I like the idea of making things smaller, but at what cost?

On Sun, Jan 23, 2000 at 11:25:53AM -0600, MiniVend wrote:
> Is there some way to set up an installation so that it can be totally
> customized for a specefic user's needs. I want to have the following to
> be done when installing any system, upgrade,  or application.
> 1. Be able to select which processor that system uses, i386, m68, alpha,
> etc from a menu. such that when the selection is made all installed
> software does NOT include references to processors that are not
> necessary. This would eliminate about half of the Kernel stuff that I do
> not need for starters.

I am not sure this is possible in quite the form you wish it to take:
packages that have references to other processors in their documentation
would require several different versions of their documentation, one for
each processor. As for the kernel, my quick glance through looked like you
could save 15.2 megs by removing the non-i386 entries in the arch and
include directories. I could write a quick little script to be applied after
downloading the new kernel source to delete all those in a real hurry.

> 2. Be able to select which language a system uses; so that all
> references to other languages are NOT installed from any software
> packages. i.e. I do not need docs in Polish, Chinese,  French, or
> Japanese-- so these are NOT installed.

If I am not mistaken, if you don't install locales, you don't get the extra
languages, but .. I could be very wrong. However, I don't think that
translations lead to huge packages -- my /usr/share/locale directory
contains some 14.6 megs.

> 3. Be able to convert all of the files that are related to copyright,
> GPL, changes, and possibly others that are mostly duplicated in each
> applcation, to symlinks to cover dependencies, and set them up as a
> single document, that gives credit where it should but eliminates the
> MANY duplicated text files in a typical installation.

This I admit would be sort of slick -- perhaps there should be a
"copyrights" directory off of /usr/share/doc/ that contains the entries
"GNU" "Artistic" "BSD" "XFree86" "Mozilla" and packages could symlink their
copyright to one of those entries, if it matches exactly. On my computer,
the largest copyright doc I have is 16539 bytes. I have 409 of them under
/usr/share/doc/*/copyright, so if we are fairly pessimistic, that is upwards
to 6.7 megs. (There seem to be more many more small ones than large ones,
so I think this is a very gross overestimate, but YMMV.)

Of course, some packages just don't fall directly under one of those main
ones, so some will still get their own copyright file.

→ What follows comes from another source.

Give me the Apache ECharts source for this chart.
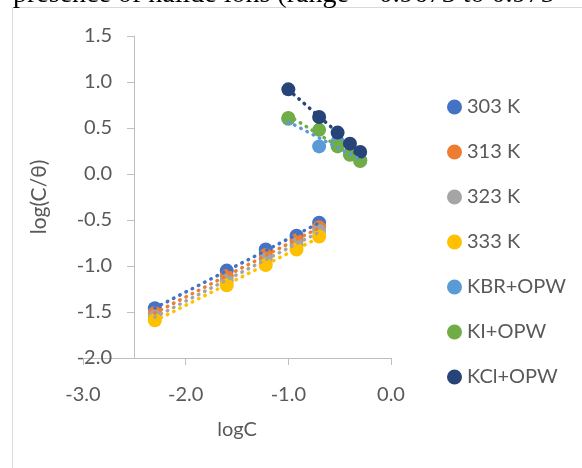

So, we are looking at saving upwards of 6 megs or so for this idea -- but
symlinks still take 512bytes at minimum, right? So it isn't quite that cut
and dry..

> Will these ever be a feature of debconf or some such application? I am
> not wanting to create a new distribution, only streamline my
> installation. My last upgrade gave me a disk full warning and it is on a
> 3.2 Gb drive. Granted it is an extensive setup, I still think a lot of
> disk space is  being non-productively used, due to unnecessary files.
> Thanks to you developers, for all of the efforts! Potato Rocks!!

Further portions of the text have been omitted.